Exercise material:
◇ ◇ ◇ ◇
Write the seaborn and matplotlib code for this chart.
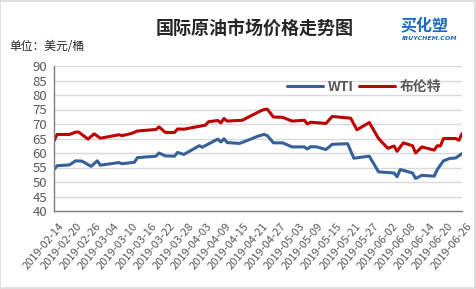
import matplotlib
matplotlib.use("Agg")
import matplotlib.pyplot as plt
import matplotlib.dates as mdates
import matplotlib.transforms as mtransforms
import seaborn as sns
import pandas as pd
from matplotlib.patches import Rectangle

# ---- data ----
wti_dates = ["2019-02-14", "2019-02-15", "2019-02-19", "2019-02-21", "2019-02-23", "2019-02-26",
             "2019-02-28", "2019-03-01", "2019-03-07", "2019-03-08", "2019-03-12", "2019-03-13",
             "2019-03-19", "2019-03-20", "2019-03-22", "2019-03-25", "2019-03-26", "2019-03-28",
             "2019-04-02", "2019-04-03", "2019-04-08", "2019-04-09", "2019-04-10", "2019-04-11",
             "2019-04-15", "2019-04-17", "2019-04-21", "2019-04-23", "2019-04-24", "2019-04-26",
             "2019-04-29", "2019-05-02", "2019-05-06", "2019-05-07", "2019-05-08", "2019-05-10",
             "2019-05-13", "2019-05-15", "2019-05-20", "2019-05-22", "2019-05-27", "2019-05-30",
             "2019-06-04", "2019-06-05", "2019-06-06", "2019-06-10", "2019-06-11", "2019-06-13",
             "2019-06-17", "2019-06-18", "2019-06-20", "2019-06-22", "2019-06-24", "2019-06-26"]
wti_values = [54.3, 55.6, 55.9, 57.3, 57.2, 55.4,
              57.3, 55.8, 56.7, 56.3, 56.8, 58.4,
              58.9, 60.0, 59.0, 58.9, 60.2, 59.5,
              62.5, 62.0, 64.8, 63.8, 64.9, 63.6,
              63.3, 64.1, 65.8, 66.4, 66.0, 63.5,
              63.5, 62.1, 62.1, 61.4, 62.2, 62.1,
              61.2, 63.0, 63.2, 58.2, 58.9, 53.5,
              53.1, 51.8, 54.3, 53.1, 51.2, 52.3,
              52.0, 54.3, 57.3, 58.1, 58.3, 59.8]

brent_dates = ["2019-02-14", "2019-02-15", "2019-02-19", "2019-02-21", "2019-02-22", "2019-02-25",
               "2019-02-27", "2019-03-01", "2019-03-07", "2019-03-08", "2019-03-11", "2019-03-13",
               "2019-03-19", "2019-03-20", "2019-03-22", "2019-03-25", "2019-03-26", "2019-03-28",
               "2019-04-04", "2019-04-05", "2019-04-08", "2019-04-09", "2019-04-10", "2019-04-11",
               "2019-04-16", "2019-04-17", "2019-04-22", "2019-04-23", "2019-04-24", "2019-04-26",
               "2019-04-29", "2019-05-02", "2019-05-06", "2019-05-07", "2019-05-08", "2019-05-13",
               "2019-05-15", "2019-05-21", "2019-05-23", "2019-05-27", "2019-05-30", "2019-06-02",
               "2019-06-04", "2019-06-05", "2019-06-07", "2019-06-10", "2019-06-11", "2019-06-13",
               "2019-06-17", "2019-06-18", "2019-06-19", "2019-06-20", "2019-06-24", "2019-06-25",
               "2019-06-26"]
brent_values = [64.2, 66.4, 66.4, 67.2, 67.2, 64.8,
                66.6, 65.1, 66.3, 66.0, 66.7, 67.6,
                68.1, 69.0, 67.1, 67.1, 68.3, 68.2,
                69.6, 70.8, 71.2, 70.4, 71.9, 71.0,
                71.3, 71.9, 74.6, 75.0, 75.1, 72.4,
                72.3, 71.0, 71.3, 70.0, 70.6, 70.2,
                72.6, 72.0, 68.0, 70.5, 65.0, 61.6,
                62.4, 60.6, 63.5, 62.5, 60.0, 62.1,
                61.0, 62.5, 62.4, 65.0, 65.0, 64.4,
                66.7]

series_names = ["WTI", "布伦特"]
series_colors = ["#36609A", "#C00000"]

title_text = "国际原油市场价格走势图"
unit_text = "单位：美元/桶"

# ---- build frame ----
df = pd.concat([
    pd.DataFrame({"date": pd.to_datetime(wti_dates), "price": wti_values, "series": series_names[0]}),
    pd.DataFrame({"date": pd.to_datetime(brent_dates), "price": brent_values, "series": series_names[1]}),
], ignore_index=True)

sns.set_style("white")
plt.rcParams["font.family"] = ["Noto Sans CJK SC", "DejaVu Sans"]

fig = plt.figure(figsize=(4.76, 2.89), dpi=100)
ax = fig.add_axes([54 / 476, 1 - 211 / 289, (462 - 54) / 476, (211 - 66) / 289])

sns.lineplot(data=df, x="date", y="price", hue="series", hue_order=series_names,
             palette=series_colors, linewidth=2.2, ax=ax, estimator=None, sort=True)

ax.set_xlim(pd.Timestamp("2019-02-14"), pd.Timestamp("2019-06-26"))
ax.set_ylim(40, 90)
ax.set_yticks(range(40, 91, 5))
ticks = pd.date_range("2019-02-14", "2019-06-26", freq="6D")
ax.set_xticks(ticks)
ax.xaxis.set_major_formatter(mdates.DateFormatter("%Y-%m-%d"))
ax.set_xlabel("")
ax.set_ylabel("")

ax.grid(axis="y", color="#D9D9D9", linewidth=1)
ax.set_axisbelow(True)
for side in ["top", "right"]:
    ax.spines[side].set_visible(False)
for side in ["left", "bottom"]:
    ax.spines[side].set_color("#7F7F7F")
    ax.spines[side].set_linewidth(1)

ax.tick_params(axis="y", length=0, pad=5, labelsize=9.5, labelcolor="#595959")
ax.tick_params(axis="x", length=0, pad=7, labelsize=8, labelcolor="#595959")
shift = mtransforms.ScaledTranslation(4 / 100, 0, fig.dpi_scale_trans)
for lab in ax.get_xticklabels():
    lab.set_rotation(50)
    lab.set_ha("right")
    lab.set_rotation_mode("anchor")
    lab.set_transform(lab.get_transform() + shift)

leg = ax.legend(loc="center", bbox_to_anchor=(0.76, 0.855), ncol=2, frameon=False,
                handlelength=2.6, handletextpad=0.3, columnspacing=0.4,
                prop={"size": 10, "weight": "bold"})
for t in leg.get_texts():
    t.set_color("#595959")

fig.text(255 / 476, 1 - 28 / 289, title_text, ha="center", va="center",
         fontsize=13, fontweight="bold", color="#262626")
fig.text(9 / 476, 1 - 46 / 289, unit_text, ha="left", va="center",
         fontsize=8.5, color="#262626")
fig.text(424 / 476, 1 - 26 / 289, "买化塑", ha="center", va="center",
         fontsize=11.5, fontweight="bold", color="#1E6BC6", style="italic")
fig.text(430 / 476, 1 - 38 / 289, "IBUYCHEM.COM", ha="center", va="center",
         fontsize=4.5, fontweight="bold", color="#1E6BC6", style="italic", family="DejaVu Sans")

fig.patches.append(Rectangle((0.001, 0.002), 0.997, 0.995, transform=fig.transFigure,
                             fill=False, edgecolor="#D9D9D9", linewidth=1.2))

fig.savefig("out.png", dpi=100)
◇ ◇ ◇ ◇
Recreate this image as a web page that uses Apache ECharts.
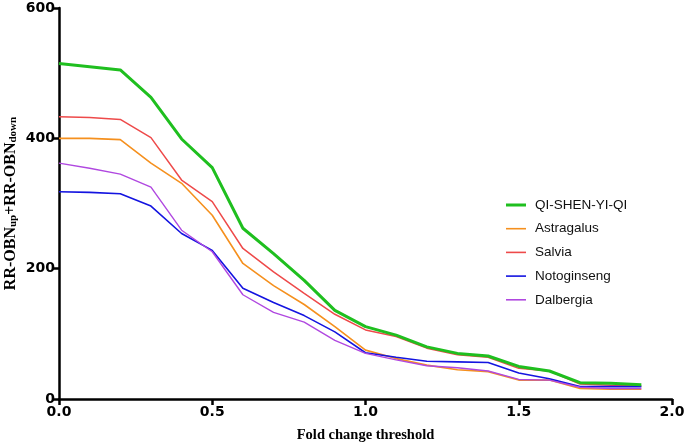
◇ ◇ ◇ ◇
What is expected: From the line that has "Write the seaborn" through the line that has "52.0, 54.3, 57.3, 58.1, 58.3, 59.8]", reproduce each line exactly as it stands and nothing else; do not include any pictures.

Right answer:
Write the seaborn and matplotlib code for this chart.
import matplotlib
matplotlib.use("Agg")
import matplotlib.pyplot as plt
import matplotlib.dates as mdates
import matplotlib.transforms as mtransforms
import seaborn as sns
import pandas as pd
from matplotlib.patches import Rectangle

# ---- data ----
wti_dates = ["2019-02-14", "2019-02-15", "2019-02-19", "2019-02-21", "2019-02-23", "2019-02-26",
             "2019-02-28", "2019-03-01", "2019-03-07", "2019-03-08", "2019-03-12", "2019-03-13",
             "2019-03-19", "2019-03-20", "2019-03-22", "2019-03-25", "2019-03-26", "2019-03-28",
             "2019-04-02", "2019-04-03", "2019-04-08", "2019-04-09", "2019-04-10", "2019-04-11",
             "2019-04-15", "2019-04-17", "2019-04-21", "2019-04-23", "2019-04-24", "2019-04-26",
             "2019-04-29", "2019-05-02", "2019-05-06", "2019-05-07", "2019-05-08", "2019-05-10",
             "2019-05-13", "2019-05-15", "2019-05-20", "2019-05-22", "2019-05-27", "2019-05-30",
             "2019-06-04", "2019-06-05", "2019-06-06", "2019-06-10", "2019-06-11", "2019-06-13",
             "2019-06-17", "2019-06-18", "2019-06-20", "2019-06-22", "2019-06-24", "2019-06-26"]
wti_values = [54.3, 55.6, 55.9, 57.3, 57.2, 55.4,
              57.3, 55.8, 56.7, 56.3, 56.8, 58.4,
              58.9, 60.0, 59.0, 58.9, 60.2, 59.5,
              62.5, 62.0, 64.8, 63.8, 64.9, 63.6,
              63.3, 64.1, 65.8, 66.4, 66.0, 63.5,
              63.5, 62.1, 62.1, 61.4, 62.2, 62.1,
              61.2, 63.0, 63.2, 58.2, 58.9, 53.5,
              53.1, 51.8, 54.3, 53.1, 51.2, 52.3,
              52.0, 54.3, 57.3, 58.1, 58.3, 59.8]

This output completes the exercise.